Prete nella contea di
Galway, nell’ovest dell’Irlanda, è divenuto anche lui il simbolo dei
fallimenti della chiesa nel suo paese, l’esempio a cui guardare quando
si vuole parlare della piaga della pedofilia nel clero, una piaga sulla
carta enorme se si pensa che è soltanto ai fedeli irlandesi, e non a
quelli di altre chiese, che Benedetto XVI ha dovuto scrivere una lettera
sostanzialmente di scuse e penitenza.
Ma la domanda che oggi molti si fanno è una: Papa
Ratzinger avrebbe scritto ugualmente la sua lettera se avesse saputo la
verità su Reynolds? Probabilmente sì. Seppure le ultime notizie relative
al prete di Galway insegnano quanta superficialità (o peggio) vi possa
essere nei media quando decidono di impiccare sulla pubblica piazza un
prete per il supposto crimine di pedofilia. La notizia di queste ore,
infatti, è clamorosa: Reynolds, il “Geoghan europeo” come lo chiama John
Allen in un suo lungo reportage, è innocente. Non ha mai abusato di
bambini. Non è un pedofilo. Sessantacinque anni, parroco irlandese che
aveva trascorso parte della vita come missionario in Kenya, Reynolds da
diversi mesi è diventato suo malgrado una “star” della televisione
nazionale irlandese Rte. Una trasmissione provocatoriamente intitolata
“In missione per predare” l’ha messo nel mirino: Reynolds, come altri
preti irlandesi, è partito per la missione per “predare” minorenni e non
per “pregare” con loro. Una giornalista di Rte è addirittura partita
per il Kenya. Qui ha intervistato una donna di nome Veneranda che ha
dichiarato che Reynolds l’aveva violentata nel 1982. A seguito di quella
violenza la donna era rimasta incinta. Sheila, la figlia quattordicenne
di Veneranda, è cresciuta senza suo padre, appunto Reynolds. Veneranda
ha anche dichiarato che, prima dell’arrivo di Rte in Kenya, Reynolds
l’ha contattata offrendo soldi in cambio del suo silenzio.

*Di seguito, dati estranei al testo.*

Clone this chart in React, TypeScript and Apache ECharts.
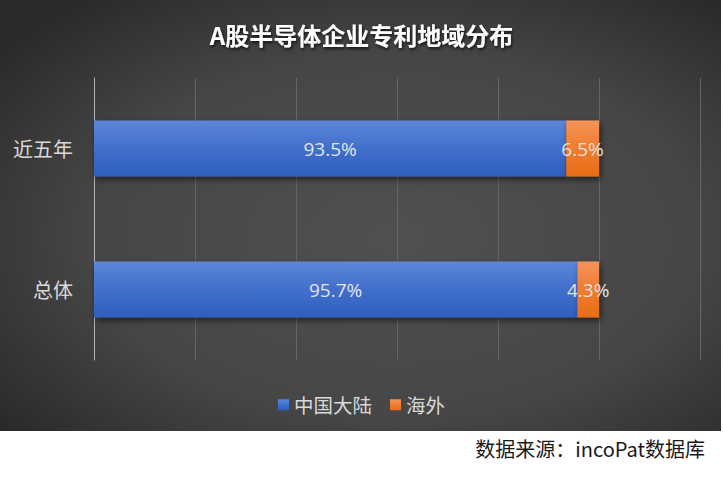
import React, { useEffect, useRef } from "react";
import * as echarts from "echarts";

const categories = ["近五年", "总体"];
const mainlandValues = [93.5, 95.7];
const overseasValues = [6.5, 4.3];
const seriesNames = ["中国大陆", "海外"];
const xTicks = [0, 20, 40, 60, 80, 100, 120];

const CJK = '"Microsoft YaHei", "Noto Sans CJK SC", sans-serif';
const LAT = '"Segoe UI", "Open Sans", "Noto Sans", sans-serif';

export default function App() {
  const ref = useRef<HTMLDivElement>(null);
  useEffect(() => {
    if (!ref.current) return;
    const chart = echarts.init(ref.current, undefined, { renderer: "svg" });
    const blue = new echarts.graphic.LinearGradient(0, 0, 0, 1, [
      { offset: 0, color: "#5d86d8" },
      { offset: 0.5, color: "#416fcc" },
      { offset: 1, color: "#2f5fbd" },
    ]);
    const orange = new echarts.graphic.LinearGradient(0, 0, 0, 1, [
      { offset: 0, color: "#f5935a" },
      { offset: 0.5, color: "#ef7c30" },
      { offset: 1, color: "#e76d16" },
    ]);
    chart.setOption({
      animation: false,
      backgroundColor: "#ffffff",
      graphic: [
        {
          type: "rect",
          z: -10,
          silent: true,
          shape: { x: 0, y: 0, width: 721, height: 431 },
          style: {
            fill: new echarts.graphic.RadialGradient(0.55, 0.55, 0.7, [
              { offset: 0, color: "#505050" },
              { offset: 0.6, color: "#464646" },
              { offset: 1, color: "#2a2a2a" },
            ]),
          },
        },
        {
          type: "text",
          left: "center",
          top: 22,
          style: {
            text: "A股半导体企业专利地域分布",
            fill: "#ffffff",
            font: `bold 24px ${CJK}`,
            textShadowColor: "rgba(0,0,0,0.7)",
            textShadowBlur: 3,
            textShadowOffsetX: 1,
            textShadowOffsetY: 2,
          },
        },
        {
          type: "text",
          right: 18,
          top: 438,
          style: {
            text: "数据来源：incoPat数据库",
            fill: "#1a1a1a",
            font: `20px ${CJK}`,
          },
        },
      ],
      grid: { left: 94, right: 23, top: 78, bottom: 117 },
      legend: {
        data: seriesNames,
        top: 390,
        left: "center",
        icon: "rect",
        itemWidth: 11,
        itemHeight: 11,
        itemGap: 18,
        textStyle: { color: "#d9d9d9", fontSize: 19.5, fontFamily: CJK },
      },
      xAxis: {
        type: "value",
        min: xTicks[0],
        max: xTicks[xTicks.length - 1],
        interval: 20,
        axisLabel: { show: false },
        axisLine: { show: false },
        axisTick: { show: false },
        splitLine: { show: true, lineStyle: { color: "#656565", width: 1 } },
      },
      yAxis: {
        type: "category",
        data: categories,
        inverse: true,
        axisLine: { show: true, lineStyle: { color: "#b5b5b5", width: 1 } },
        axisTick: { show: false },
        axisLabel: { color: "#d9d9d9", fontSize: 20, fontFamily: CJK, margin: 21 },
      },
      series: [
        {
          name: seriesNames[0],
          type: "bar",
          stack: "total",
          data: mainlandValues,
          barWidth: 56,
          itemStyle: {
            color: blue,
            shadowColor: "rgba(0,0,0,0.55)",
            shadowBlur: 6,
            shadowOffsetX: 2,
            shadowOffsetY: 3,
          },
          label: {
            show: true,
            position: "inside",
            color: "#e3e3e3",
            fontSize: 19,
            fontFamily: LAT,
            formatter: (p: any) => p.value.toFixed(1) + "%",
          },
        },
        {
          name: seriesNames[1],
          type: "bar",
          stack: "total",
          data: overseasValues,
          barWidth: 56,
          itemStyle: {
            color: orange,
            shadowColor: "rgba(0,0,0,0.55)",
            shadowBlur: 6,
            shadowOffsetX: 2,
            shadowOffsetY: 3,
          },
          label: {
            show: true,
            position: "inside",
            color: "#e3e3e3",
            fontSize: 19,
            fontFamily: LAT,
            formatter: (p: any) => p.value.toFixed(1) + "%",
          },
        },
      ],
    });
    return () => chart.dispose();
  }, []);
  return (
    <div
      ref={ref}
      style={{ position: "fixed", left: 0, top: 0, width: 723, height: 477 }}
    />
  );
}
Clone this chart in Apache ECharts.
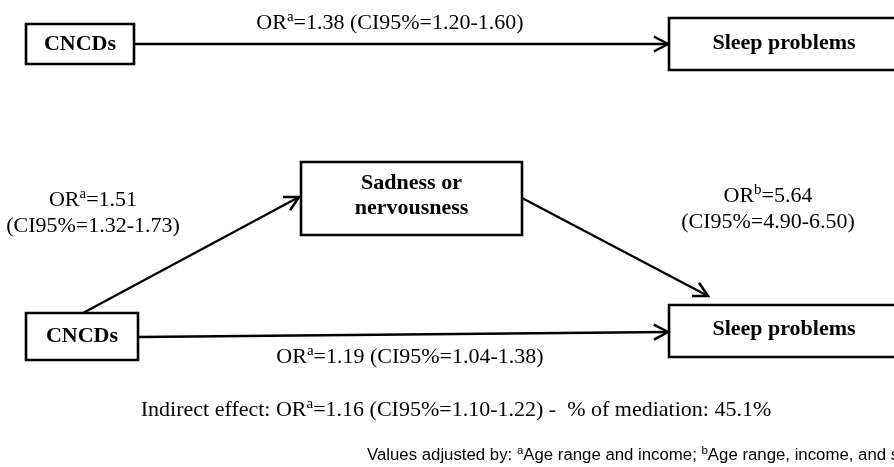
<!DOCTYPE html>
<html>
<head>
<meta charset="utf-8">
<script src="https://cdn.jsdelivr.net/npm/echarts@6/dist/echarts.min.js"></script>
<style>
  html, body { margin: 0; padding: 0; background: #fff; }
  #chart { width: 894px; height: 467px; }
</style>
</head>
<body>
<div id="chart"></div>
<script>
// variables in the model
const nodeNames = ['CNCDs', 'Sleep problems', 'CNCDs', 'Sadness or\nnervousness', 'Sleep problems'];
// paths: total effect, a, b, direct effect
const pathFrom = [0, 2, 3, 2];
const pathTo = [1, 3, 4, 4];
const pathSup = ['a', 'a', 'b', 'a'];
const pathOR = ['1.38', '1.51', '5.64', '1.19'];
const pathCI = ['1.20-1.60', '1.32-1.73', '4.90-6.50', '1.04-1.38'];
const indirectOR = '1.16';
const indirectCI = '1.10-1.22';
const mediationPct = '45.1%';
const adjustA = 'Age range and income';
const adjustB = 'Age range, income, and sex';

// layout, in the pixel frame of the picture
const boxRect = [[26, 24, 134, 64], [669, 18, 899, 70], [26, 313, 138, 360], [301, 162, 522, 235], [669, 305, 899, 357]];
const boxTextShift = [0, -1, 0, -3, -2];
const arrowEnds = [[134, 44, 668, 44], [83, 313, 299, 197], [522, 198, 708, 296], [138, 337, 668, 332]];
const pathLabelPos = [[390, 23], [93, 213], [768, 209], [410, 357]];
const pathLabelStacked = [false, true, true, false];

const serif = '"Liberation Serif", "Times New Roman", serif';
const sans = '"Liberation Sans", Arial, sans-serif';
const rich = {
  r: { fontFamily: serif, fontSize: 22, lineHeight: 26, fill: '#000' },
  s: { fontFamily: serif, fontSize: 15, lineHeight: 14, verticalAlign: 'top', fill: '#000' },
  f: { fontFamily: sans, fontSize: 16.8, lineHeight: 20, fill: '#000' },
  fs: { fontFamily: sans, fontSize: 11.5, lineHeight: 11, verticalAlign: 'top', fill: '#000' }
};

function pathText(i) {
  const head = '{r|OR}{s|' + pathSup[i] + '}{r|=' + pathOR[i] + '}';
  const ci = '{r|(CI95%=' + pathCI[i] + ')}';
  return pathLabelStacked[i] ? head + '\n' + ci : head + '{r| }' + ci;
}

const texts = pathOR.map((v, i) => ({ x: pathLabelPos[i][0], y: pathLabelPos[i][1], text: pathText(i), align: 'center' }));
texts.push({ x: 456, y: 410, align: 'center',
  text: '{r|Indirect effect: OR}{s|a}{r|=' + indirectOR + ' (CI95%=' + indirectCI + ') -  % of mediation: ' + mediationPct + '}' });
texts.push({ x: 367, y: 455, align: 'left',
  text: '{f|Values adjusted by: }{fs|a}{f|' + adjustA + '; }{fs|b}{f|' + adjustB + '}' });

const chart = echarts.init(document.getElementById('chart'));
chart.setOption({
  animation: false,
  backgroundColor: '#fff',
  grid: { left: 0, right: 0, top: 0, bottom: 0 },
  xAxis: { type: 'value', min: 0, max: 894, show: false },
  yAxis: { type: 'value', min: 0, max: 467, inverse: true, show: false },
  series: [
    {
      type: 'custom',
      name: 'boxes',
      data: boxRect.map((r, i) => [r[0], r[1], r[2], r[3], i]),
      renderItem(params, api) {
        const a = api.coord([api.value(0), api.value(1)]);
        const b = api.coord([api.value(2), api.value(3)]);
        return {
          type: 'group',
          children: [
            { type: 'rect', shape: { x: a[0], y: a[1], width: b[0] - a[0], height: b[1] - a[1] },
              style: { fill: '#fff', stroke: '#000', lineWidth: 2.6 } },
            { type: 'text', x: (a[0] + b[0]) / 2, y: (a[1] + b[1]) / 2 + boxTextShift[params.dataIndex],
              style: { text: nodeNames[params.dataIndex], fontFamily: serif, fontWeight: 'bold', fontSize: 22,
                lineHeight: 25, fill: '#000', align: 'center', verticalAlign: 'middle' } }
          ]
        };
      }
    },
    {
      type: 'custom',
      name: 'paths',
      data: arrowEnds.map((e, i) => [e[0], e[1], e[2], e[3], pathFrom[i], pathTo[i]]),
      renderItem(params, api) {
        const p1 = api.coord([api.value(0), api.value(1)]);
        const p2 = api.coord([api.value(2), api.value(3)]);
        const ang = Math.atan2(p2[1] - p1[1], p2[0] - p1[0]);
        const L = 16, A = 28 * Math.PI / 180;
        const w1 = [p2[0] - L * Math.cos(ang - A), p2[1] - L * Math.sin(ang - A)];
        const w2 = [p2[0] - L * Math.cos(ang + A), p2[1] - L * Math.sin(ang + A)];
        return {
          type: 'group',
          children: [
            { type: 'line', shape: { x1: p1[0], y1: p1[1], x2: p2[0], y2: p2[1] }, style: { stroke: '#000', lineWidth: 2.3 } },
            { type: 'polyline', shape: { points: [w1, p2, w2] }, style: { stroke: '#000', fill: null, lineWidth: 2.5 } }
          ]
        };
      }
    },
    {
      type: 'custom',
      name: 'labels',
      data: texts.map(t => [t.x, t.y]),
      renderItem(params, api) {
        const t = texts[params.dataIndex];
        const p = api.coord([api.value(0), api.value(1)]);
        return { type: 'text', x: p[0], y: p[1],
          style: { text: t.text, rich: rich, align: t.align, verticalAlign: 'middle', fill: '#000' } };
      }
    }
  ]
});
</script>
</body>
</html>
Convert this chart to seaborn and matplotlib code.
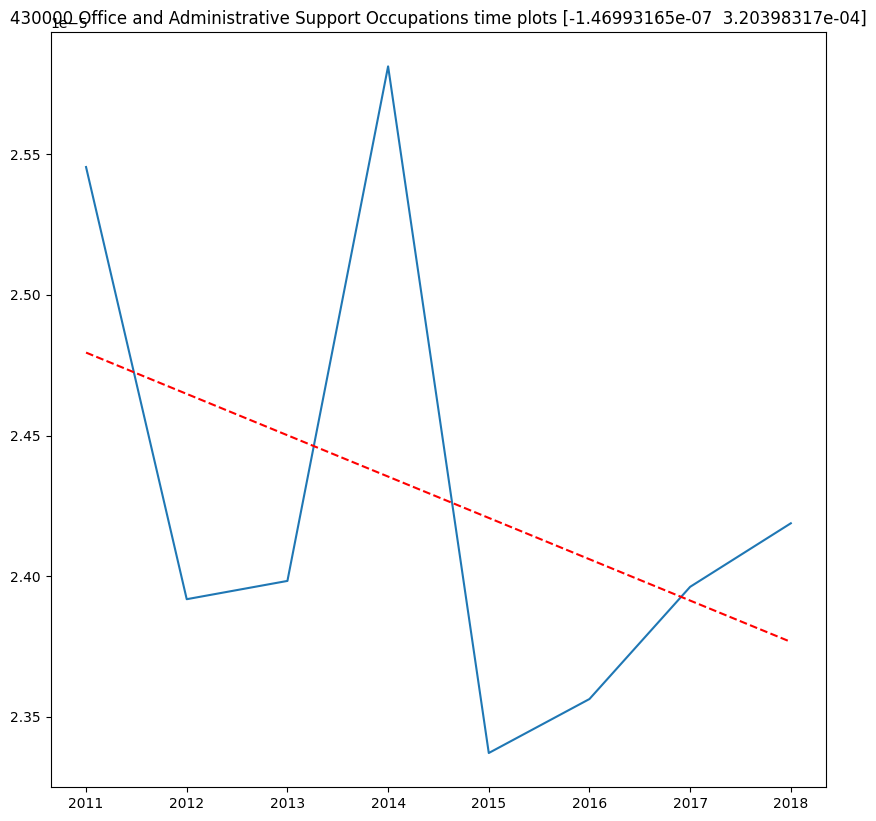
import numpy as np
import pandas as pd
import matplotlib
matplotlib.use("Agg")
import matplotlib.pyplot as plt
import seaborn as sns

years = [2011, 2012, 2013, 2014, 2015, 2016, 2017, 2018]
values = [2.5455e-05, 2.3918e-05, 2.3983e-05, 2.5813e-05, 2.3371e-05, 2.3563e-05, 2.3962e-05, 2.4188e-05]
coef = [-1.46993165e-07, 3.20398317e-04]

df = pd.DataFrame({"year": years, "value": values})
df["trend"] = np.polyval(coef, df["year"])

fig, ax = plt.subplots(figsize=(8.76, 8.21), dpi=100)
fig.subplots_adjust(left=0.058, right=0.943, top=0.961, bottom=0.041)

sns.lineplot(data=df, x="year", y="value", ax=ax, color="#1f77b4")
sns.lineplot(data=df, x="year", y="trend", ax=ax, color="red", linestyle="--")

ax.set_xlabel("")
ax.set_ylabel("")
# fixed y so the title sits right above the axes (overlapping the offset text)
ax.set_title("430000 Office and Administrative Support Occupations time plots "
             + str(np.array(coef)), y=1.0)

fig.savefig("out.png", dpi=100)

Forte di queste accuse, Rte è andata fuori dalla
parrocchia di Galway di Reynolds il giorno in cui questi stava
somministrando la prima Comunione a dei bambini: “Ecco” ha dichiarato
una voce fuori campo “il prete pedofilo e stupratore libero di dare la
prima Comunione a dei bambini”.
Reynolds ha però reagito. Ha dichiarato alla stampa
di essere innocente, di non aver mai abusato di minori e che, per
dimostrare la sua non colpevolezza, si sarebbe sottoposto al test di
paternità. Rte non gli ha creduto e, in attesa dei risultati, ha
continuato a infangarlo. Intanto anche la chiesa si adeguava alle
accuse. E in linea coi nuovi protocolli rimuoveva immediatamente
Reynolds dai suoi incarichi. Dopo qualche giorno due test del Dna
effettuati da due società diverse scagionavano del tutto il prete
irlandese stabilendo che non è Reynolds il padre del bambino. E’ stato
il direttore di Rte Noel Curran, prima di dimettersi, a dettare un
comunicato di scuse che recita così: “Rte comunica senza riserve che le
affermazioni fatte contro padre Kevin Reynolds sono senza qualsivoglia
fondamento e false, e che padre Reynolds è un sacerdote della massima
integrità, il cui servizio senza macchia reso alla chiesa per
quarant’anni ha dato un valido contributo alla società in Kenya e in
Irlanda sia nel campo dell’istruzione sia nel campo della pastorale”. Ha
detto ancora Curran: “Questo è stato uno degli errori editoriali più
gravi che io abbia mai fatto”.
La vicenda ha creato qualche imbarazzo anche nelle
gerarchie irlandesi. L’arcivescovo Diarmuid Martin di Dublino, che più
di altri ha accusato i vescovi locali e anche la curia romana di non
aver fatto abbastanza per arginare il problema della pedofilia, ha detto
che nonostante tutto a suo avviso i media irlandesi non hanno
pregiudizi nei confronti della chiesa.